Dans La Guerre d’Algérie n’a pas lieu, du déni à l’oubli, chronique d’une tragédie, Michel Cornaton écrit : «Si les camps nazis appartiennent à l’innommable, que dire de la Guerre d’Algérie ? Dès le 22 mars et le 14 avril 1962, avec une indécence totale, des décrets sont pris dans la précipitation pour amnistier, sans les juger, les coupables d’infractions commises dans le cadre de la répression contre l’insurrection algérienne. Le 17 décembre 1964 est votée la première loi d’amnistie liée aux événements d’Algérie. Le flou terminologique continue, il symbolise le voile pudique dont on recouvre un événement anecdotique qui n’aurait rien à voir avec la tragédie du peuple algérien, et qu’il faut s’empresser de dissimuler, d’oublier. Dans la foulée, le 24 juillet 1968, l’Assemblée nationale efface toute peine pénale en lien avec la guerre. Quand le négationnisme est érigé en système pendant autant d’années, comment éviter que, pour des générations entières, il ne s’étende pas à d’autres domaines de l’histoire, niée, bafouée par la politique et ceux qui la font.»
Le livre de Michel Cornaton, dont on espère qu’il sera édité en Algérie, revient, en effet, sur «cette guerre sans nom, qualifiée de simple événement» et qui «n’a laissé que peu de place dans l’espace de vie des Français. Au point de se demander si elle a vraiment existé».
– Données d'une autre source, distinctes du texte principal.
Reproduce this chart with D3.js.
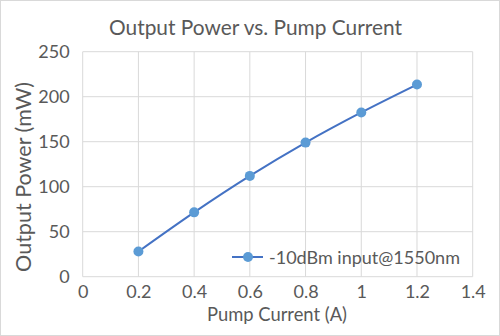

L’auteur souligne que la «principale leçon» qu’il tire de cette «sinistre période» est que «le plus souvent, ce ne sont pas les acteurs de l’histoire qui renoncent à l’écrire mais les décideurs politiques qui la refusent parce qu’elle les dérange. Ils écrivent l’histoire avec une gomme», ironise Michel Cornaton. «Il faut avoir en tête qu’à la différence des deux guerres mondiales, la guerre d’Algérie, durant des décennies, n’a laissé que peu de trace dans l’espace et la vie de tous les jours des Français. Sans nom, ce ne fut pas une guerre mais une espèce d’événement qui s’est déroulé dans un halo lointain», avait affirmé l’historien dans une interview exclusive à Algeriepatriotique.
Michel Cornaton explique ce déni de la réalité par la France officielle, aggravé par le «mensonge de l’Etat», par une espèce de scotomisation : «L’Algérie était la France, celle-ci ne pouvait donc entrer en guerre contre elle-même. Reconnaître l’état de guerre signifiait la reconnaissance d’ennemis que les Français d’Algérie considéraient depuis toujours comme une autre espèce, les indigènes, pour ne pas les nommer des sous-hommes, ainsi qu’ils étaient pourtant traités», écrit-il.
Le souci de cacher les crimes commis par l’ancienne puissance coloniale dans notre pays y est pour beaucoup aussi : «Dans le même temps où l’Algérie se transforme en vaste camp de concentration, la circulaire Papon interdit l’utilisation du terme de camp, qui disparaît du vocabulaire. Cette dénaturation du langage s’est révélée si efficace qu’à leur retour au pays la plupart des deux millions de jeunes hommes enrôlés n’ont rien pu dire sur l’enfer vécu en Algérie.»
M. A.-A.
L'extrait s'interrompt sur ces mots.